Before diving straight into a real HLS design, it's essential to follow a structured design flow to ensure the feasibility and determinism of HLS IP implementation. A well-defined structured development approach also helps systematically enhance the quality of the HLS IP. The following figure shows the general design flow of an HLS IP design from my understanding:

It can be seen that developing a HLS core is an also iterative process involving verification and optimization, which is no different from developing a core in HDL. The QoR testing step outlined above represents the quality of results (QoR) testing for the HLS core, ensuring that the final design meets the specified requirements, such as Fmax, resource usage, and other design parameters. The Instrument step is optional and is only necessary when there is a discrepancy between runtime behavior and simulation behavior, or when undefined behavior is observed.

RGB2YCbCr FPGA Prototyping Example

Now that we are familiar with the structural HLS development methodology, let's write a simple RGB2YCbCr module using both SmartHLS C++ and Verilog to experience the differences between the two approaches. Please note that RGB2YCbCr is my open-source project and readers are free to check out the full source code at here.

RGB and YCbCr Overview

RGB2YCbCr refers to the process of converting an image or video from the RGB color space to the YCbCr color space. RGB is the most common color model used for displays (like monitors and TVs) and digital cameras. In this model, colors are created by mixing different intensities of red, green, and blue light. YCbCr is a color space commonly used in video compression and broadcasting. It separates the image into three components:

Component	Description
Y (Luma)	Represents the brightness of the color. It can be derived from the RGB components and carries most of the image's detail.
Cb (Chroma Blue)	Represents the difference between the blue color and the brightness.
Cr (Chroma Red)	Represents the difference between the red color and the brightness.

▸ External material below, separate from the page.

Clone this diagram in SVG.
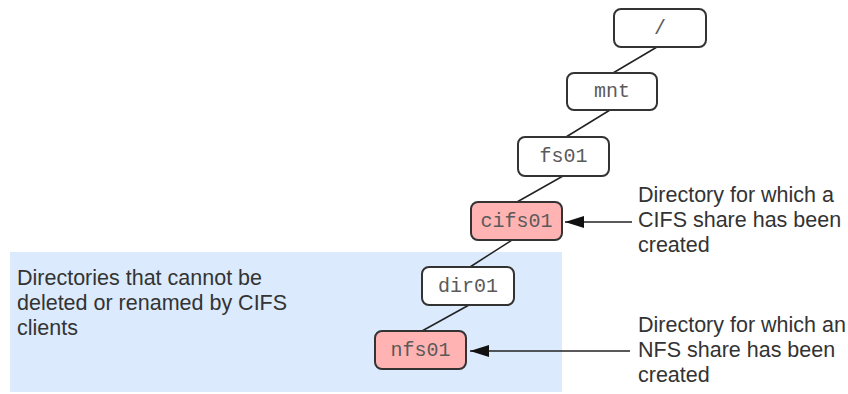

To convert from RGB to YCbCr, the following formula is commonly used:

Y = 0.299 R + 0.587 G + 0.114 * B
Cb = -0.1687 R - 0.3313 G + 0.5 * B + 128
Cr = 0.5 R - 0.4167 G - 0.0833 * B + 128

Note: the +128 in Cb and Cr ensures that these components are shifted to be in the range [0, 255], as they may go negative otherwise.

Now that we know what RGB and YCbCr are, we can start designing the RGB2YCbCr module in Verilog and SmartHLS C++.

HDL Approach

The HDL approach consists of the module design and the associated testbench implementation.

Module Design

We define a module called rgb2ycrcb with the following declaration:

module rgb2ycrcb(clk, rst, r, g, b, y, cr, cb);
    input        clk;
    input        rst;
    input  [9:0] r, g, b;

    output reg [9:0] y, cr, cb;
//...
endmodule

To design the circuit efficiently, we need to apply a few FPGA-specific optimization techniques. The first one is the equation quantization, which is a technique to convert floating point calculations into integer calculations. Since it is super expensive to perform floating point computation, we need to quantize floating point to hexadecimal. The typical way is to first scale up and then scale down.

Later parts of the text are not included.